In der Bundespolitik auf eine Wende zu warten ist jedoch in Anbetracht der Dringlichkeit der Herausforderungen des Klimawandels, des gesellschaftlichen Zusammenhalts und der Digitalisierung nicht empfehlenswert.

Eigenständiges Handeln auf Landesebene sollte deshalb schon jetzt den Standortvorteil Berlins nutzen und leitende Paradigmen etablieren, die dann im besten Fall bis nach oben in die Bundespolitik diffundieren könnten. Berlin ist der ideale Ort für ein solches kollaboratives Arbeiten, das sich entlang der großen Fragen ordnet und universitäre und außeruniversitären Akteure integriert.

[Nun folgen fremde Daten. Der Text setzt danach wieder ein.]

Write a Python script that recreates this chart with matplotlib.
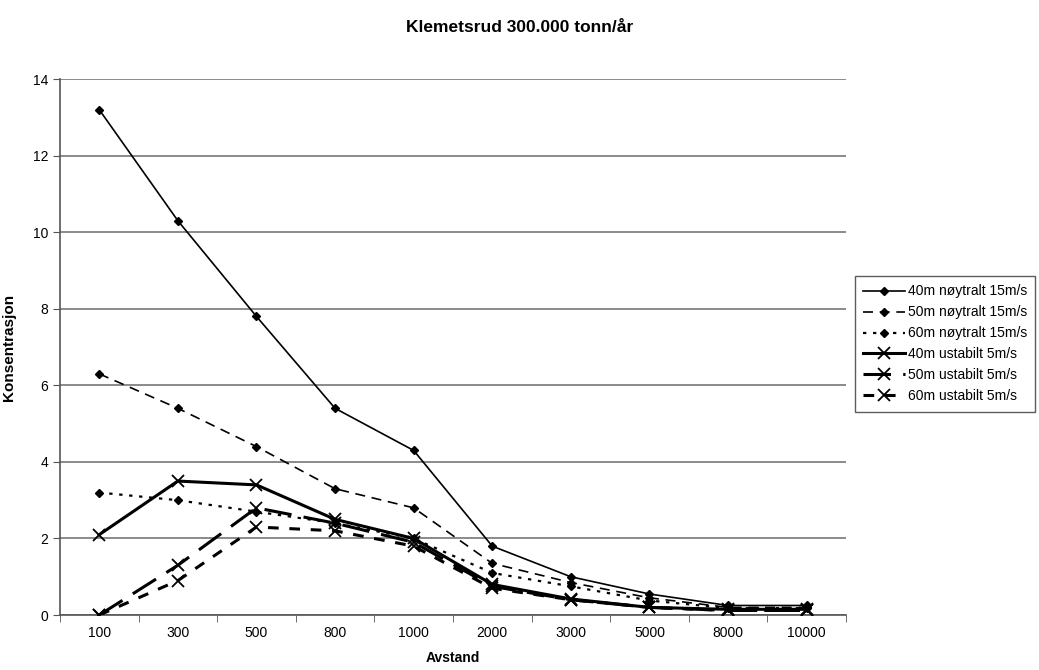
import numpy as np
import matplotlib.pyplot as plt

plt.rcParams['font.family'] = ['Liberation Sans', 'DejaVu Sans']

avstand = ['100', '300', '500', '800', '1000', '2000', '3000', '5000', '8000', '10000']

n40_noy = [13.2, 10.3, 7.8, 5.4, 4.3, 1.8, 1.0, 0.55, 0.25, 0.25]
n50_noy = [6.3, 5.4, 4.4, 3.3, 2.8, 1.35, 0.85, 0.45, 0.2, 0.2]
n60_noy = [3.2, 3.0, 2.7, 2.4, 2.0, 1.1, 0.75, 0.38, 0.18, 0.18]
u40 = [2.1, 3.5, 3.4, 2.5, 2.0, 0.8, 0.42, 0.2, 0.15, 0.15]
u50 = [0.0, 1.3, 2.8, 2.4, 1.9, 0.75, 0.4, 0.2, 0.12, 0.12]
u60 = [0.0, 0.9, 2.3, 2.2, 1.8, 0.7, 0.4, 0.2, 0.12, 0.12]

labels = ['40m nøytralt 15m/s', '50m nøytralt 15m/s', '60m nøytralt 15m/s',
          '40m ustabilt 5m/s', '50m ustabilt 5m/s', '60m ustabilt 5m/s']

fig = plt.figure(figsize=(10.39, 6.7), dpi=100)
ax = fig.add_axes([0.0577, 0.082, 0.7565, 0.8])
x = np.arange(len(avstand))

styles = [
    dict(ls='-', lw=1.2, marker='D', ms=4.5),
    dict(ls=(0, (6, 4)), lw=1.2, marker='D', ms=4.5),
    dict(ls=(0, (1.5, 3)), lw=1.6, marker='D', ms=4.5),
    dict(ls='-', lw=2.2, marker='x', ms=8, mew=1.3),
    dict(ls=(0, (9, 4)), lw=2.2, marker='x', ms=8, mew=1.3),
    dict(ls=(0, (3.5, 3.5)), lw=2.2, marker='x', ms=8, mew=1.3),
]
series = [n40_noy, n50_noy, n60_noy, u40, u50, u60]
handles = []
for s, st, lab in zip(series, styles, labels):
    h, = ax.plot(x, s, color='black', label=lab, zorder=3, **st)
    handles.append(h)

ax.set_xlim(-0.5, len(avstand) - 0.5)
ax.set_ylim(0, 14)
ax.set_yticks(range(0, 15, 2))
ax.set_xticks(x)
ax.set_xticklabels(avstand, fontsize=10)
ax.set_xticks(np.arange(-0.5, len(avstand)), minor=True)
ax.tick_params(axis='x', which='major', length=0, pad=8)
ax.tick_params(axis='x', which='minor', length=5, color='#555555', direction='out')
ax.tick_params(axis='y', length=5, color='#555555', labelsize=10)
ax.grid(axis='y', color='#777777', lw=1.2)
ax.set_axisbelow(True)
for sp in ['top', 'right']:
    ax.spines[sp].set_visible(False)
for sp in ['left', 'bottom']:
    ax.spines[sp].set_color('#555555')
    ax.spines[sp].set_linewidth(1.2)

ax.set_xlabel('Avstand', fontsize=10, fontweight='bold', labelpad=8)
ax.set_ylabel('Konsentrasjon', fontsize=11, fontweight='bold', labelpad=12)
fig.suptitle('Klemetsrud 300.000 tonn/år', fontsize=12.5, fontweight='bold', y=0.97)

leg = ax.legend(handles=handles, loc='center left', bbox_to_anchor=(1.0115, 0.506),
                frameon=True, fancybox=False, edgecolor='#333333', fontsize=10,
                handlelength=3.0, handletextpad=0.2, borderpad=0.6,
                labelspacing=0.5, borderaxespad=0)
leg.get_frame().set_linewidth(1.0)

fig.savefig('out.png', dpi=100)
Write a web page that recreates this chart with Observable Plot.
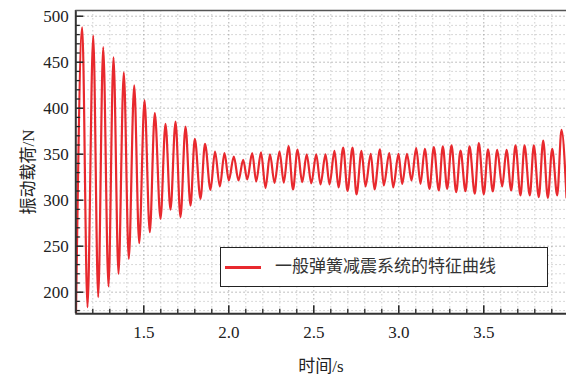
<!DOCTYPE html>
<html><head><meta charset="utf-8">
<script src="https://cdn.jsdelivr.net/npm/d3@7"></script>
<script src="https://cdn.jsdelivr.net/npm/@observablehq/plot@0.6"></script>
<style>
body{margin:0;background:#fff;}
#wrap{position:relative;width:566px;height:379px;overflow:hidden;color:#222;font-family:"Liberation Serif","DejaVu Serif","Noto Sans CJK SC",serif;}
#wrap svg{position:absolute;left:0;top:0;}
.ylab{position:absolute;left:26px;top:172px;transform:translate(-50%,-50%) rotate(-90deg);white-space:nowrap;font-size:17px;}
.xlab{position:absolute;left:321px;top:367px;transform:translate(-50%,-50%);white-space:nowrap;font-size:17px;line-height:20px;}
.legend{position:absolute;left:220px;top:247px;width:328px;height:40px;box-sizing:border-box;border:1.5px solid #222;background:#fff;}
.legend .sw{position:absolute;left:4px;top:18px;width:36px;height:2.5px;background:#e8292e;}
.legend .tx{position:absolute;left:54px;top:0;height:37px;line-height:37px;font-size:17px;color:#333;white-space:nowrap;}
</style></head><body><div id="wrap"></div>
<script>
const time = [1.101, 1.1377, 1.1688, 1.2024, 1.2318, 1.2612, 1.2924, 1.3218, 1.3512, 1.3824,
  1.4118, 1.4436, 1.4730, 1.5042, 1.5353, 1.5647, 1.5983, 1.6277, 1.6571, 1.6865,
  1.7159, 1.7453, 1.7747, 1.8000, 1.8336, 1.8600, 1.8924, 1.9189, 1.9471, 1.9747,
  2.0000, 2.0295, 2.0571, 2.0847, 2.1083, 2.1377, 2.1612, 2.1895, 2.2159, 2.2424,
  2.2689, 2.2983, 2.3236, 2.3512, 2.3777, 2.4042, 2.4318, 2.4583, 2.4853, 2.5142,
  2.5395, 2.5689, 2.5924, 2.6218, 2.6453, 2.6730, 2.6983, 2.7277, 2.7512, 2.7806,
  2.8042, 2.8353, 2.8571, 2.8895, 2.9118, 2.9442, 2.9671, 2.9983, 3.0200, 3.0483,
  3.0747, 3.1024, 3.1277, 3.1530, 3.1806, 3.2059, 3.2353, 3.2589, 3.2847, 3.3100,
  3.3377, 3.3630, 3.3924, 3.4159, 3.4471, 3.4706, 3.5000, 3.5247, 3.5530, 3.5789,
  3.6083, 3.6336, 3.6612, 3.6865, 3.7159, 3.7395, 3.7706, 3.7942, 3.8236, 3.8495,
  3.8765, 3.9024, 3.9318, 3.9571, 3.9865];
const load = [175, 488.0, 183.7, 479.0, 194.6, 466.3, 206.2, 455.4, 220.0, 439.1,
  236.3, 424.7, 253.3, 408.4, 265.2, 394.6, 279.8, 383.0, 289.6, 385.5,
  281.5, 380.1, 294.2, 366.7, 301.5, 361.3, 311.3, 352.9, 314.9, 351.1,
  321.4, 347.5, 321.4, 343.9, 322.5, 351.1, 320.3, 351.9, 313.3, 349.7,
  318.7, 352.9, 319.2, 358.7, 311.6, 355.1, 319.6, 349.7, 318.2, 349.7,
  317.1, 349.7, 317.1, 353.5, 313.8, 357.3, 310.2, 357.3, 306.2, 353.5,
  314.9, 350.4, 311.6, 355.4, 316.0, 351.3, 313.8, 350.4, 317.8, 350.4,
  321.4, 356.5, 317.8, 355.9, 312.4, 357.6, 310.6, 358.4, 312.4, 359.5,
  308.7, 354.0, 309.8, 358.4, 307.0, 362.0, 306.4, 355.3, 309.5, 354.8,
  314.9, 354.8, 310.6, 359.5, 305.1, 359.5, 305.1, 359.5, 303.3, 364.9,
  302.6, 355.9, 305.1, 376.5, 302.9];

const xMajorTicks = [1.5, 2.0, 2.5, 3.0, 3.5];
const yMajorTicks = [200, 250, 300, 350, 400, 450, 500];
const xMinorTicks = [1.2, 1.3, 1.4, 1.6, 1.7, 1.8, 1.9, 2.1, 2.2, 2.3, 2.4, 2.6, 2.7, 2.8, 2.9, 3.1, 3.2, 3.3, 3.4, 3.6, 3.7, 3.8, 3.9];
const yMinorTicks = [180, 190, 210, 220, 230, 240, 260, 270, 280, 290, 310, 320, 330, 340, 360, 370, 380, 390, 410, 420, 430, 440, 460, 470, 480, 490];
const xLabel = "时间/s";
const yLabel = "振动载荷/N";
const seriesName = "一般弹簧减震系统的特征曲线";

const serif = '"Liberation Serif","DejaVu Serif","Noto Sans CJK SC",serif';

const xDomain = [1.1, 3.9865];
const yDomain = [176.5, 506.2];
const data = time.map((t, i) => ({t, v: load[i]}));
const red = "#e8292e";
const axisColor = "#222";

const W = 566, H = 379, mT = 10, mB = 65.7, mL = 75.3, mR = 0;
const frameH = H - mT - mB, frameW = W - mL - mR;

const chart = Plot.plot({
  width: W, height: H,
  marginTop: mT, marginBottom: mB, marginLeft: mL, marginRight: mR,
  style: {fontFamily: serif, fontSize: "17px", background: "transparent", color: "#222", overflow: "visible"},
  x: {domain: xDomain},
  y: {domain: yDomain},
  marks: [
    Plot.gridX(xMinorTicks, {stroke: "#aaa", strokeOpacity: 0.6, strokeDasharray: "1.5,2.5", strokeWidth: 1}),
    Plot.gridY(yMinorTicks, {stroke: "#aaa", strokeOpacity: 0.6, strokeDasharray: "1.5,2.5", strokeWidth: 1}),
    Plot.gridX(xMajorTicks, {stroke: "#999", strokeOpacity: 0.8, strokeDasharray: "1.5,2.5", strokeWidth: 1}),
    Plot.gridY(yMajorTicks, {stroke: "#999", strokeOpacity: 0.8, strokeDasharray: "1.5,2.5", strokeWidth: 1}),
    Plot.line(data, {x: "t", y: "v", stroke: red, strokeWidth: 2.2, curve: "monotone-x", clip: true}),
    Plot.axisX(xMajorTicks, {tickSize: 0, tickPadding: 12, tickFormat: d3.format(".1f"), label: null, fontSize: 17, fontFamily: serif, fill: "#222"}),
    Plot.axisY(yMajorTicks, {tickSize: 0, tickPadding: 7, label: null, fontSize: 17, fontFamily: serif, fill: "#222"}),
    Plot.ruleX(xMajorTicks, {x: d => d, insetTop: frameH - 8, stroke: axisColor, strokeWidth: 1.5}),
    Plot.ruleX(xMinorTicks, {x: d => d, insetTop: frameH - 4.5, stroke: axisColor, strokeWidth: 1.3}),
    Plot.ruleY(yMajorTicks, {y: d => d, insetRight: frameW - 8, stroke: axisColor, strokeWidth: 1.5}),
    Plot.ruleY(yMinorTicks, {y: d => d, insetRight: frameW - 4.5, stroke: axisColor, strokeWidth: 1.3}),
    Plot.ruleX([xDomain[0]], {stroke: "#333", strokeWidth: 2}),
    Plot.ruleY([yDomain[0]], {stroke: "#333", strokeWidth: 2}),
    Plot.ruleY([yDomain[1]], {stroke: "#555", strokeWidth: 1.5})
  ]
});

const wrap = document.getElementById("wrap");
wrap.appendChild(chart);
const yl = document.createElement("div"); yl.className = "ylab"; yl.textContent = yLabel; wrap.appendChild(yl);
const xl = document.createElement("div"); xl.className = "xlab"; xl.textContent = xLabel; wrap.appendChild(xl);
const lg = document.createElement("div"); lg.className = "legend";
const sw = document.createElement("div"); sw.className = "sw";
const tx = document.createElement("div"); tx.className = "tx"; tx.textContent = seriesName;
lg.appendChild(sw); lg.appendChild(tx); wrap.appendChild(lg);
</script>
</body></html>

Diese Prozesse schließen unbedingt die Zivilgesellschaft mit ein und bedürfen innovativer Formen der Kommunikation wissenschaftlicher und gestalterischer Prozesse. Die Universität der Künste kann, ob ihres breiten Spektrums an künstlerischen Disziplinen und der sie ebenso begleitenden wie fordernden Wissenschaften auch in diesem Feld im Verbund mit den anderen Universitäten noch Wegweisendes leisten.

Die kollaborative Arbeit an den gesellschaftlichen Herausforderungen sollte auch die politischen Entscheidungsträger*innen unbedingt miteinschließen, können sie doch von der fachlichen Expertise aller Berliner Hochschulen zukünftig noch mehr profitieren.

Politische Entscheidungsfindung strategisch, dialogisch und kollaborativ zu entwickeln wäre ein innovativer Weg, den Blick auf die Berliner Politik neu auszurichten und die Strahlkraft Berlins als Brain City weiter zu erhöhen. Die Politik muss dafür Mut, Vertrauen und Mittel bereitstellen.

Unkonventionelle Wege der Problemlösung zu beschreiten, sei es etwa durch mehr experimentelle Programme zu gegenwärtigen Herausforderungen, braucht Geld, verspricht aber auch Innovation. Die dauerpräsente Berliner Lehramtsproblematik könnte beispielsweise durch solche, zusammen mit den Universitäten entwickelte, praxisbasierte, zeitlich begrenzte und öffentlich geförderte Projekte neu angegangen werden.

Die UdK Berlin ist gerne Partnerin für einen neuen strategischen und inhaltsgetriebenen Dialog und – ich bin mir sicher – die anderen Hochschulen sind es auch.